Painted entirely black, the house stands out starkly against the lush green backdrop of the Appalachian Mountains, drawing the attention and curiosity of residents and visitors alike. The choice of the color black, often associated with mystery and the unconventional, added an aura of mystery to the house and its inhabitants, fueling various local tales and rumors about its history and the lifestyle of the artist.
The house was abandoned after the former owner was sent to prison. It now sits vacant, with the front doors chained and locked. It is also in shambles after break-ins, many wild parties, and frequent vandalism.

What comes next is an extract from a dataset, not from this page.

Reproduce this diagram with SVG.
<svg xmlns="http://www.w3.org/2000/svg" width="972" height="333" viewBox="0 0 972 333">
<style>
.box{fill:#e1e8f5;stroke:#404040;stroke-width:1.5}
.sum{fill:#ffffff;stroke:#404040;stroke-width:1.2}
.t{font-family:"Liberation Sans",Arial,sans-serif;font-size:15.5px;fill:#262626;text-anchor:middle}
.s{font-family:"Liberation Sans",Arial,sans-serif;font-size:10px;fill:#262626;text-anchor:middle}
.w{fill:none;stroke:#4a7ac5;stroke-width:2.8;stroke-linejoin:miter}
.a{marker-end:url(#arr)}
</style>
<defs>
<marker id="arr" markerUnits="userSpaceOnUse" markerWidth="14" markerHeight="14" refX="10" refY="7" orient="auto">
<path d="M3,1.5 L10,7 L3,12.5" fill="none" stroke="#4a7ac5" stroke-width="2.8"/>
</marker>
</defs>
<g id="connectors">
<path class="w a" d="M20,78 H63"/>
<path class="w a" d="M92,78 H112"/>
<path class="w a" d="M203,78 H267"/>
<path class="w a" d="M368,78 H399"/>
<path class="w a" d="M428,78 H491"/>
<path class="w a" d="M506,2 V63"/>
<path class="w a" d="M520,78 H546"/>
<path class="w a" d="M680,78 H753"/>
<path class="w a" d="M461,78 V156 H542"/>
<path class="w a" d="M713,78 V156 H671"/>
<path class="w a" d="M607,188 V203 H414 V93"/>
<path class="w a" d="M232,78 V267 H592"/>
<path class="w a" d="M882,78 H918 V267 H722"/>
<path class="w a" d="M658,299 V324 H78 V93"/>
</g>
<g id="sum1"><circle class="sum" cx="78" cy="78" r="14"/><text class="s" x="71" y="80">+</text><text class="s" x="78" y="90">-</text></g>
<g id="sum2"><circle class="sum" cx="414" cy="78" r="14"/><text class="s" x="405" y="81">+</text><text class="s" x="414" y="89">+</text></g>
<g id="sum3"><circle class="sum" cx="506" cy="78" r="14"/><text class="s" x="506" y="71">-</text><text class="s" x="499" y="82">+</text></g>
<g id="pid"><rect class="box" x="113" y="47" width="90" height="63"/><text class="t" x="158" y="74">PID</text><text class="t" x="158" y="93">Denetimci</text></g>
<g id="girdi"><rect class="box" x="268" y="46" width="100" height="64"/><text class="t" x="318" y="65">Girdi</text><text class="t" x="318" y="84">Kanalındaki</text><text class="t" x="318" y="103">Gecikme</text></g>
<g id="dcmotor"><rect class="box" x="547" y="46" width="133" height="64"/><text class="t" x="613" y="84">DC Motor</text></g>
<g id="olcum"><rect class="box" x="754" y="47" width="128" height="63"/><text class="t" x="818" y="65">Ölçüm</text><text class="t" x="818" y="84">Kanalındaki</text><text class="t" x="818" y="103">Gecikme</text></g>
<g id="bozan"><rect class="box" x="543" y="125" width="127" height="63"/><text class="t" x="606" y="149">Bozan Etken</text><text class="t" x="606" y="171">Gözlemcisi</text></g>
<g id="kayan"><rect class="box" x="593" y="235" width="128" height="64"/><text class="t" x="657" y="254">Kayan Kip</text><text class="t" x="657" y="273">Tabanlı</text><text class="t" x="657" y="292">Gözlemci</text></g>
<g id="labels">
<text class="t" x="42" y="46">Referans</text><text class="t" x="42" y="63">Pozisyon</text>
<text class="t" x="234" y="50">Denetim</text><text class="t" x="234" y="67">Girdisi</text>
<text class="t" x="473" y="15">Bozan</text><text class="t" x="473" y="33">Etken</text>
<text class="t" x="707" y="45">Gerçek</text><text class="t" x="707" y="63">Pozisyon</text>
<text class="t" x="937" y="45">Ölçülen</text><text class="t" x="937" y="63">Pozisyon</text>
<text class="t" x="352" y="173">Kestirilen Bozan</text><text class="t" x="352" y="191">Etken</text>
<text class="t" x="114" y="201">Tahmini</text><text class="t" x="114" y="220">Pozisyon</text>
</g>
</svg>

The house, with its striking appearance and the stories it inspired, has become a part of the cultural fabric of Boone, illustrating how architecture and personal expression can leave a lasting impression on a community’s collective imagination.

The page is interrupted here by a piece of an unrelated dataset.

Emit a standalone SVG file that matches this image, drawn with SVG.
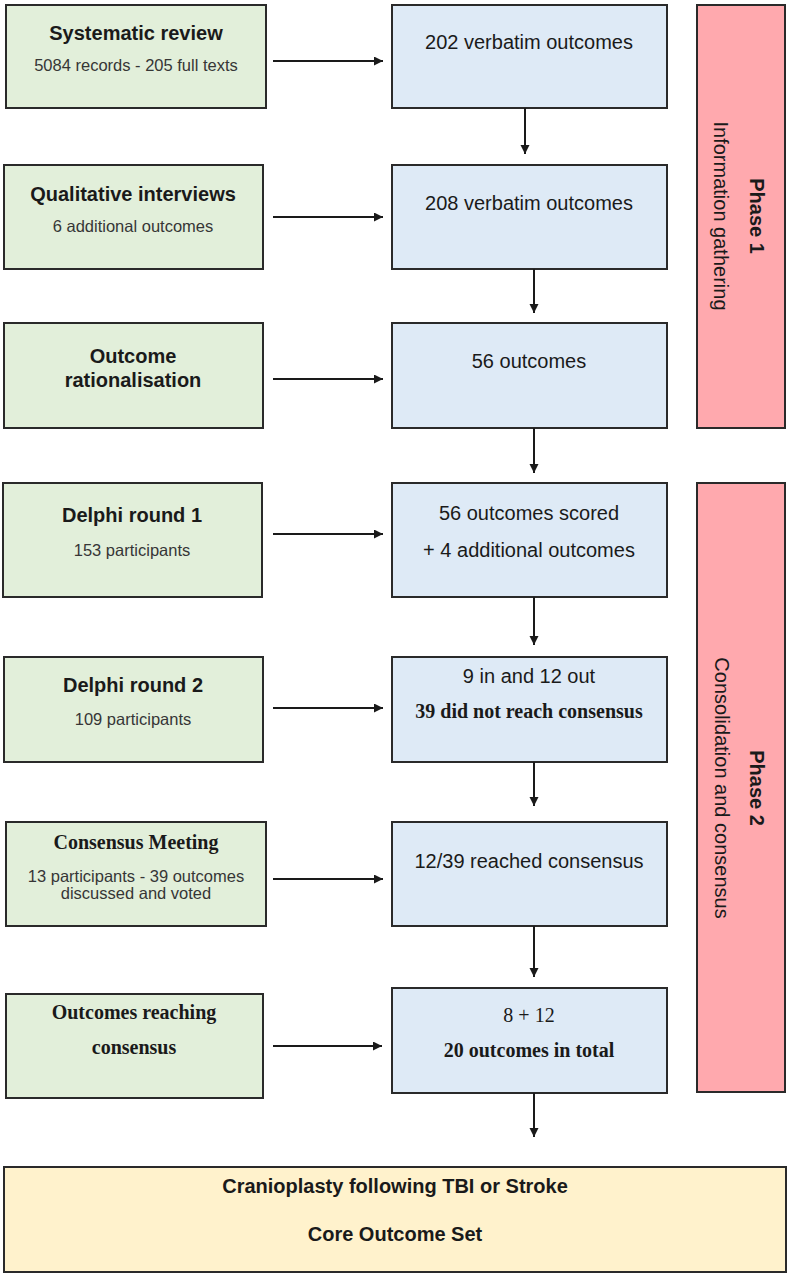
<svg xmlns="http://www.w3.org/2000/svg" width="790" height="1275" viewBox="0 0 790 1275">
<style>
  .box { stroke: #2a2a2a; stroke-width: 2; }
  .green { fill: #e2efda; }
  .blue { fill: #deeaf6; }
  .pink { fill: #ffa9ae; }
  .yellow { fill: #fff2cc; }
  text { text-anchor: middle; fill: #1a1a1a; }
  .ab { font-family: "Liberation Sans", Arial, sans-serif; font-weight: bold; font-size: 20px; }
  .ar { font-family: "Liberation Sans", Arial, sans-serif; font-size: 20px; }
  .as { font-family: "Liberation Sans", Arial, sans-serif; font-size: 16.5px; fill: #363636; }
  .tb { font-family: "Liberation Serif", "Times New Roman", serif; font-weight: bold; font-size: 20px; }
  .tr { font-family: "Liberation Serif", "Times New Roman", serif; font-size: 20px; }
  .conn line { stroke: #1a1a1a; stroke-width: 2; marker-end: url(#arr); }
</style>
<defs>
  <marker id="arr" markerUnits="userSpaceOnUse" markerWidth="10" markerHeight="10" refX="9" refY="4.5" orient="auto">
    <path d="M0,0 L9,4.5 L0,9 z" fill="#1a1a1a"/>
  </marker>
</defs>
<rect width="790" height="1275" fill="#ffffff"/>

<g id="systematic-review">
  <rect class="box green" x="6" y="5" width="260" height="103"/>
  <text class="ab" x="136" y="40">Systematic review</text>
  <text class="as" x="136" y="71">5084 records - 205 full texts</text>
</g>
<g id="qualitative-interviews">
  <rect class="box green" x="4" y="165" width="259" height="104"/>
  <text class="ab" x="133" y="201">Qualitative interviews</text>
  <text class="as" x="133" y="232">6 additional outcomes</text>
</g>
<g id="outcome-rationalisation">
  <rect class="box green" x="4" y="323" width="259" height="105"/>
  <text class="ab" x="133" y="363">Outcome</text>
  <text class="ab" x="133" y="387">rationalisation</text>
</g>
<g id="delphi-round-1">
  <rect class="box green" x="3" y="483" width="259" height="114"/>
  <text class="ab" x="132" y="522">Delphi round 1</text>
  <text class="as" x="132" y="556">153 participants</text>
</g>
<g id="delphi-round-2">
  <rect class="box green" x="4" y="657" width="259" height="105"/>
  <text class="ab" x="133" y="692">Delphi round 2</text>
  <text class="as" x="133" y="725">109 participants</text>
</g>
<g id="consensus-meeting">
  <rect class="box green" x="6" y="822" width="260" height="104"/>
  <text class="tb" x="136" y="849">Consensus Meeting</text>
  <text class="as" x="136" y="882">13 participants - 39 outcomes</text>
  <text class="as" x="136" y="899">discussed and voted</text>
</g>
<g id="outcomes-reaching-consensus">
  <rect class="box green" x="6" y="994" width="257" height="104"/>
  <text class="tb" x="134" y="1019">Outcomes reaching</text>
  <text class="tb" x="134" y="1054">consensus</text>
</g>

<g id="verbatim-202">
  <rect class="box blue" x="392" y="5" width="275" height="103"/>
  <text class="ar" x="529" y="49">202 verbatim outcomes</text>
</g>
<g id="verbatim-208">
  <rect class="box blue" x="392" y="165" width="275" height="104"/>
  <text class="ar" x="529" y="210">208 verbatim outcomes</text>
</g>
<g id="outcomes-56">
  <rect class="box blue" x="392" y="323" width="275" height="105"/>
  <text class="ar" x="529" y="368">56 outcomes</text>
</g>
<g id="outcomes-scored">
  <rect class="box blue" x="392" y="483" width="275" height="114"/>
  <text class="ar" x="529" y="520">56 outcomes scored</text>
  <text class="ar" x="529" y="557">+ 4 additional outcomes</text>
</g>
<g id="in-out">
  <rect class="box blue" x="392" y="657" width="275" height="105"/>
  <text class="ar" x="529" y="683">9 in and 12 out</text>
  <text class="tb" x="529" y="718">39 did not reach consensus</text>
</g>
<g id="reached-consensus">
  <rect class="box blue" x="392" y="822" width="275" height="104"/>
  <text class="ar" x="529" y="868">12/39 reached consensus</text>
</g>
<g id="total-20">
  <rect class="box blue" x="392" y="988" width="275" height="105"/>
  <text class="tr" x="529" y="1022">8 + 12</text>
  <text class="tb" x="529" y="1057">20 outcomes in total</text>
</g>

<g id="phase-1">
  <rect class="box pink" x="697" y="5" width="88" height="423"/>
  <text class="ab" transform="translate(750,216) rotate(90)">Phase 1</text>
  <text class="ar" transform="translate(714,216) rotate(90)">Information gathering</text>
</g>
<g id="phase-2">
  <rect class="box pink" x="697" y="483" width="88" height="609"/>
  <text class="ab" transform="translate(750,788) rotate(90)">Phase 2</text>
  <text class="ar" transform="translate(715,788) rotate(90)">Consolidation and consensus</text>
</g>

<g id="core-outcome-set">
  <rect class="box yellow" x="4" y="1167" width="782" height="105"/>
  <text class="ab" x="395" y="1193">Cranioplasty following TBI or Stroke</text>
  <text class="ab" x="395" y="1241">Core Outcome Set</text>
</g>

<g id="connectors" class="conn">
  <line x1="273" y1="61" x2="383" y2="61"/>
  <line x1="273" y1="217" x2="383" y2="217"/>
  <line x1="273" y1="379" x2="383" y2="379"/>
  <line x1="273" y1="534" x2="383" y2="534"/>
  <line x1="273" y1="708" x2="383" y2="708"/>
  <line x1="273" y1="879" x2="383" y2="879"/>
  <line x1="273" y1="1046" x2="382" y2="1046"/>
  <line x1="525" y1="108" x2="525" y2="154"/>
  <line x1="534" y1="269" x2="534" y2="313"/>
  <line x1="534" y1="428" x2="534" y2="473"/>
  <line x1="534" y1="597" x2="534" y2="645"/>
  <line x1="534" y1="762" x2="534" y2="806"/>
  <line x1="534" y1="926" x2="534" y2="977"/>
  <line x1="534" y1="1093" x2="534" y2="1137"/>
</g>
</svg>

As we draw the curtains on our exploration of America’s strange and abandoned places, it becomes evident that these locations are more than mere relics of the past. They are storytellers, standing as silent witnesses to the ebbs and flows of history, culture, and human endeavor. From the enigmatic Prada Marfa in the desolate Texan desert to the hauntingly beautiful black house on Howard’s Knob, each site offers a unique window into a world that once was, inviting us to ponder the impermanence of human creations against the relentless march of time.
These places, in their decay and abandonment, have gained new life as sources of inspiration, curiosity, and even introspection. They remind us of the intricate tapestry of stories that make up the American landscape, each thread woven with the dreams, aspirations, and, sometimes, the oddities of those who came before us.
As adventurers, historians, or simply curious souls, our fascination with these strange and abandoned places is a testament to our enduring quest to understand our past and the ever-changing world around us. In their silence, these places speak volumes, urging us to explore, to discover, and to remember.